Information supplied:
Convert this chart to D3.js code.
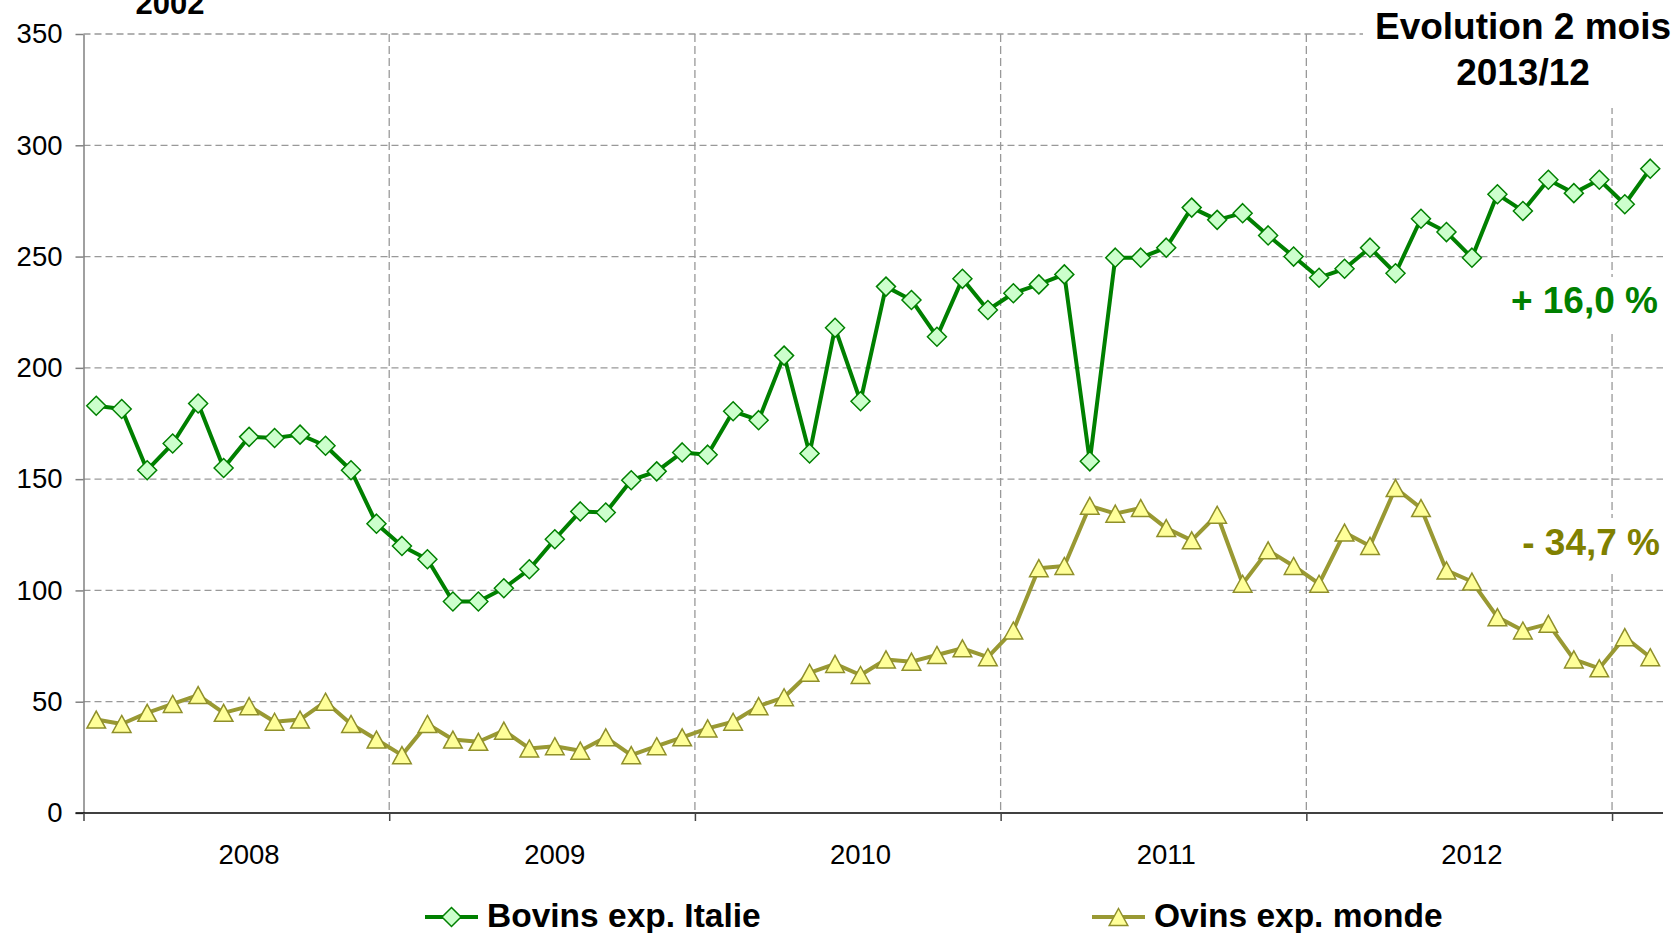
<!DOCTYPE html>
<html>
<head>
<meta charset="utf-8">
<script src="https://cdn.jsdelivr.net/npm/d3@7"></script>
<style>
  html, body { margin: 0; padding: 0; background: #fff; }
  svg { display: block; font-family: "Liberation Sans", Arial, sans-serif; }
  .grid line { stroke: #999; stroke-width: 1.3; stroke-dasharray: 7,4; }
  .axis text { font-size: 27.5px; fill: #000; }
</style>
</head>
<body>
<svg id="chart" width="1677" height="933"></svg>
<script>
(function () {
  const yearLabels = ["2008", "2009", "2010", "2011", "2012"];
  const monthsPerYear = 12;
  const yTicks = [0, 50, 100, 150, 200, 250, 300, 350];

  const bovins = [183, 181.5, 154, 166, 184, 155, 169, 168.5, 170, 165, 154, 130,
                  120, 114, 95, 95, 101, 109.5, 123, 135.5, 135, 149.5, 153.5, 162,
                  161, 180.5, 176.5, 205.5, 161.5, 218, 185, 236.5, 230.5, 214, 240, 226,
                  233.5, 237.5, 242, 158, 249.5, 249.5, 254, 272, 266.5, 269.5, 259.5, 250,
                  240.5, 244.5, 254, 242.5, 267, 261, 249.5, 278, 270.5, 284.5, 278.5, 284.5,
                  273.5, 289.5];
  const ovins = [42, 40, 45, 49, 53, 45, 48, 41, 42, 50, 40, 33,
                 26, 40, 33, 32, 37, 29, 30, 28, 34, 26, 30, 34,
                 38, 41, 48, 52, 63, 67, 62, 69, 68, 71, 74, 70,
                 82, 110, 111, 138, 134.5, 137, 128, 122.5, 134, 103, 118, 111,
                 103, 126, 120, 146, 137, 109, 104, 88, 82, 85, 69, 65,
                 79, 70];

  const series = [
    { name: "Bovins exp. Italie", values: bovins, stroke: "#008000", markerStroke: "#008000", fill: "#ccffcc", marker: "diamond", legendX: 425 },
    { name: "Ovins exp. monde", values: ovins, stroke: "#999933", markerStroke: "#8f8f2a", fill: "#ffff99", marker: "triangle", legendX: 1092 }
  ];

  const left = 83.5, right = 1663, top = 34, bottom = 813;
  const n = bovins.length;

  const svg = d3.select("#chart");
  const x = d3.scaleLinear().domain([0, n]).range([left, right]);
  const y = d3.scaleLinear().domain([0, 350]).range([bottom, top]);

  const boundaries = d3.range(0, n, monthsPerYear);

  // gridlines
  svg.append("g").attr("class", "grid")
    .selectAll("line").data(yTicks.filter(d => d > 0)).join("line")
    .attr("x1", left).attr("x2", right)
    .attr("y1", d => y(d)).attr("y2", d => y(d));
  svg.append("g").attr("class", "grid")
    .selectAll("line").data(boundaries.filter(d => d > 0)).join("line")
    .attr("x1", d => x(d)).attr("x2", d => x(d))
    .attr("y1", top).attr("y2", bottom)
    .style("stroke-dasharray", "8,4");

  // axes
  const yAxis = svg.append("g").attr("class", "axis")
    .attr("transform", `translate(${left},0)`)
    .call(d3.axisLeft(y).tickValues(yTicks).tickSize(8).tickPadding(13).tickSizeOuter(0));
  yAxis.select(".domain").attr("stroke", "#808080").attr("stroke-width", 1.5);
  yAxis.selectAll(".tick line").attr("stroke", "#808080").attr("stroke-width", 1.5);

  const xAxis = svg.append("g").attr("class", "axis")
    .attr("transform", `translate(0,${bottom})`)
    .call(d3.axisBottom(x).tickValues(boundaries).tickSize(8).tickFormat("").tickSizeOuter(0));
  xAxis.select(".domain").attr("stroke", "#000").attr("stroke-width", 1.5)
    .attr("d", `M${left - 8},0H${right}`);
  xAxis.selectAll(".tick line").attr("stroke", "#444").attr("stroke-width", 1.5);

  svg.append("g").attr("class", "axis")
    .selectAll("text").data(yearLabels).join("text")
    .attr("x", (d, i) => x(i * monthsPerYear + 6.5))
    .attr("y", 864)
    .attr("text-anchor", "middle")
    .text(d => d);

  // markers
  const markerPath = {
    diamond: "M0,-9.5L9.5,0L0,9.5L-9.5,0Z",
    triangle: "M0,-8.5L9.3,8.5L-9.3,8.5Z"
  };

  const line = d3.line().x((d, i) => x(i + 0.5)).y(d => y(d));

  series.forEach(s => {
    const g = svg.append("g");
    g.append("path").datum(s.values)
      .attr("d", line)
      .attr("fill", "none")
      .attr("stroke", s.stroke)
      .attr("stroke-width", 4)
      .attr("stroke-linejoin", "round");
    g.selectAll(".pt").data(s.values).join("path")
      .attr("class", "pt")
      .attr("transform", (d, i) => `translate(${x(i + 0.5)},${y(d)})`)
      .attr("d", markerPath[s.marker])
      .attr("fill", s.fill)
      .attr("stroke", s.markerStroke)
      .attr("stroke-width", 1.5);
  });

  // text boxes
  svg.append("rect").attr("x", 1363).attr("y", 0).attr("width", 314).attr("height", 108).attr("fill", "#fff");
  svg.append("text").attr("x", 1523).attr("y", 39).attr("text-anchor", "middle")
    .attr("font-size", 37).attr("font-weight", "bold").text("Evolution 2 mois");
  svg.append("text").attr("x", 1523).attr("y", 85).attr("text-anchor", "middle")
    .attr("font-size", 37).attr("font-weight", "bold").text("2013/12");

  svg.append("text").attr("x", 170).attr("y", 14).attr("text-anchor", "middle")
    .attr("font-size", 31).attr("font-weight", "bold").text("2002");

  svg.append("rect").attr("x", 1500).attr("y", 277).attr("width", 170).attr("height", 55).attr("fill", "#fff");
  svg.append("text").attr("x", 1658).attr("y", 313).attr("text-anchor", "end")
    .attr("font-size", 37).attr("font-weight", "bold").attr("fill", "#008000").text("+ 16,0 %");

  svg.append("rect").attr("x", 1512).attr("y", 518).attr("width", 160).attr("height", 55).attr("fill", "#fff");
  svg.append("text").attr("x", 1660).attr("y", 555).attr("text-anchor", "end")
    .attr("font-size", 37).attr("font-weight", "bold").attr("fill", "#808000").text("- 34,7 %");

  // legend
  const legendY = 917;
  series.forEach(s => {
    const lg = svg.append("g");
    lg.append("line").attr("x1", s.legendX).attr("x2", s.legendX + 53)
      .attr("y1", legendY).attr("y2", legendY)
      .attr("stroke", s.stroke).attr("stroke-width", 4);
    lg.append("path").attr("transform", `translate(${s.legendX + 26.5},${legendY})`)
      .attr("d", markerPath[s.marker])
      .attr("fill", s.fill).attr("stroke", s.markerStroke).attr("stroke-width", 1.5);
    lg.append("text").attr("x", s.legendX + 62).attr("y", 927)
      .attr("font-size", 33.5).attr("font-weight", "bold").text(s.name);
  });
})();
</script>
</body>
</html>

Instructions to follow: Print the complete listing exactly, apart from any pictures.

Written reply:
Convert this chart to D3.js code.
<!DOCTYPE html>
<html>
<head>
<meta charset="utf-8">
<script src="https://cdn.jsdelivr.net/npm/d3@7"></script>
<style>
  html, body { margin: 0; padding: 0; background: #fff; }
  svg { display: block; font-family: "Liberation Sans", Arial, sans-serif; }
  .grid line { stroke: #999; stroke-width: 1.3; stroke-dasharray: 7,4; }
  .axis text { font-size: 27.5px; fill: #000; }
</style>
</head>
<body>
<svg id="chart" width="1677" height="933"></svg>
<script>
(function () {
  const yearLabels = ["2008", "2009", "2010", "2011", "2012"];
  const monthsPerYear = 12;
  const yTicks = [0, 50, 100, 150, 200, 250, 300, 350];

  const bovins = [183, 181.5, 154, 166, 184, 155, 169, 168.5, 170, 165, 154, 130,
                  120, 114, 95, 95, 101, 109.5, 123, 135.5, 135, 149.5, 153.5, 162,
                  161, 180.5, 176.5, 205.5, 161.5, 218, 185, 236.5, 230.5, 214, 240, 226,
                  233.5, 237.5, 242, 158, 249.5, 249.5, 254, 272, 266.5, 269.5, 259.5, 250,
                  240.5, 244.5, 254, 242.5, 267, 261, 249.5, 278, 270.5, 284.5, 278.5, 284.5,
                  273.5, 289.5];
  const ovins = [42, 40, 45, 49, 53, 45, 48, 41, 42, 50, 40, 33,
                 26, 40, 33, 32, 37, 29, 30, 28, 34, 26, 30, 34,
                 38, 41, 48, 52, 63, 67, 62, 69, 68, 71, 74, 70,
                 82, 110, 111, 138, 134.5, 137, 128, 122.5, 134, 103, 118, 111,
                 103, 126, 120, 146, 137, 109, 104, 88, 82, 85, 69, 65,
                 79, 70];

  const series = [
    { name: "Bovins exp. Italie", values: bovins, stroke: "#008000", markerStroke: "#008000", fill: "#ccffcc", marker: "diamond", legendX: 425 },
    { name: "Ovins exp. monde", values: ovins, stroke: "#999933", markerStroke: "#8f8f2a", fill: "#ffff99", marker: "triangle", legendX: 1092 }
  ];

  const left = 83.5, right = 1663, top = 34, bottom = 813;
  const n = bovins.length;

  const svg = d3.select("#chart");
  const x = d3.scaleLinear().domain([0, n]).range([left, right]);
  const y = d3.scaleLinear().domain([0, 350]).range([bottom, top]);

  const boundaries = d3.range(0, n, monthsPerYear);

  // gridlines
  svg.append("g").attr("class", "grid")
    .selectAll("line").data(yTicks.filter(d => d > 0)).join("line")
    .attr("x1", left).attr("x2", right)
    .attr("y1", d => y(d)).attr("y2", d => y(d));
  svg.append("g").attr("class", "grid")
    .selectAll("line").data(boundaries.filter(d => d > 0)).join("line")
    .attr("x1", d => x(d)).attr("x2", d => x(d))
    .attr("y1", top).attr("y2", bottom)
    .style("stroke-dasharray", "8,4");

  // axes
  const yAxis = svg.append("g").attr("class", "axis")
    .attr("transform", `translate(${left},0)`)
    .call(d3.axisLeft(y).tickValues(yTicks).tickSize(8).tickPadding(13).tickSizeOuter(0));
  yAxis.select(".domain").attr("stroke", "#808080").attr("stroke-width", 1.5);
  yAxis.selectAll(".tick line").attr("stroke", "#808080").attr("stroke-width", 1.5);

  const xAxis = svg.append("g").attr("class", "axis")
    .attr("transform", `translate(0,${bottom})`)
    .call(d3.axisBottom(x).tickValues(boundaries).tickSize(8).tickFormat("").tickSizeOuter(0));
  xAxis.select(".domain").attr("stroke", "#000").attr("stroke-width", 1.5)
    .attr("d", `M${left - 8},0H${right}`);
  xAxis.selectAll(".tick line").attr("stroke", "#444").attr("stroke-width", 1.5);

  svg.append("g").attr("class", "axis")
    .selectAll("text").data(yearLabels).join("text")
    .attr("x", (d, i) => x(i * monthsPerYear + 6.5))
    .attr("y", 864)
    .attr("text-anchor", "middle")
    .text(d => d);

  // markers
  const markerPath = {
    diamond: "M0,-9.5L9.5,0L0,9.5L-9.5,0Z",
    triangle: "M0,-8.5L9.3,8.5L-9.3,8.5Z"
  };

  const line = d3.line().x((d, i) => x(i + 0.5)).y(d => y(d));

  series.forEach(s => {
    const g = svg.append("g");
    g.append("path").datum(s.values)
      .attr("d", line)
      .attr("fill", "none")
      .attr("stroke", s.stroke)
      .attr("stroke-width", 4)
      .attr("stroke-linejoin", "round");
    g.selectAll(".pt").data(s.values).join("path")
      .attr("class", "pt")
      .attr("transform", (d, i) => `translate(${x(i + 0.5)},${y(d)})`)
      .attr("d", markerPath[s.marker])
      .attr("fill", s.fill)
      .attr("stroke", s.markerStroke)
      .attr("stroke-width", 1.5);
  });

  // text boxes
  svg.append("rect").attr("x", 1363).attr("y", 0).attr("width", 314).attr("height", 108).attr("fill", "#fff");
  svg.append("text").attr("x", 1523).attr("y", 39).attr("text-anchor", "middle")
    .attr("font-size", 37).attr("font-weight", "bold").text("Evolution 2 mois");
  svg.append("text").attr("x", 1523).attr("y", 85).attr("text-anchor", "middle")
    .attr("font-size", 37).attr("font-weight", "bold").text("2013/12");

  svg.append("text").attr("x", 170).attr("y", 14).attr("text-anchor", "middle")
    .attr("font-size", 31).attr("font-weight", "bold").text("2002");

  svg.append("rect").attr("x", 1500).attr("y", 277).attr("width", 170).attr("height", 55).attr("fill", "#fff");
  svg.append("text").attr("x", 1658).attr("y", 313).attr("text-anchor", "end")
    .attr("font-size", 37).attr("font-weight", "bold").attr("fill", "#008000").text("+ 16,0 %");

  svg.append("rect").attr("x", 1512).attr("y", 518).attr("width", 160).attr("height", 55).attr("fill", "#fff");
  svg.append("text").attr("x", 1660).attr("y", 555).attr("text-anchor", "end")
    .attr("font-size", 37).attr("font-weight", "bold").attr("fill", "#808000").text("- 34,7 %");

  // legend
  const legendY = 917;
  series.forEach(s => {
    const lg = svg.append("g");
    lg.append("line").attr("x1", s.legendX).attr("x2", s.legendX + 53)
      .attr("y1", legendY).attr("y2", legendY)
      .attr("stroke", s.stroke).attr("stroke-width", 4);
    lg.append("path").attr("transform", `translate(${s.legendX + 26.5},${legendY})`)
      .attr("d", markerPath[s.marker])
      .attr("fill", s.fill).attr("stroke", s.markerStroke).attr("stroke-width", 1.5);
    lg.append("text").attr("x", s.legendX + 62).attr("y", 927)
      .attr("font-size", 33.5).attr("font-weight", "bold").text(s.name);
  });
})();
</script>
</body>
</html>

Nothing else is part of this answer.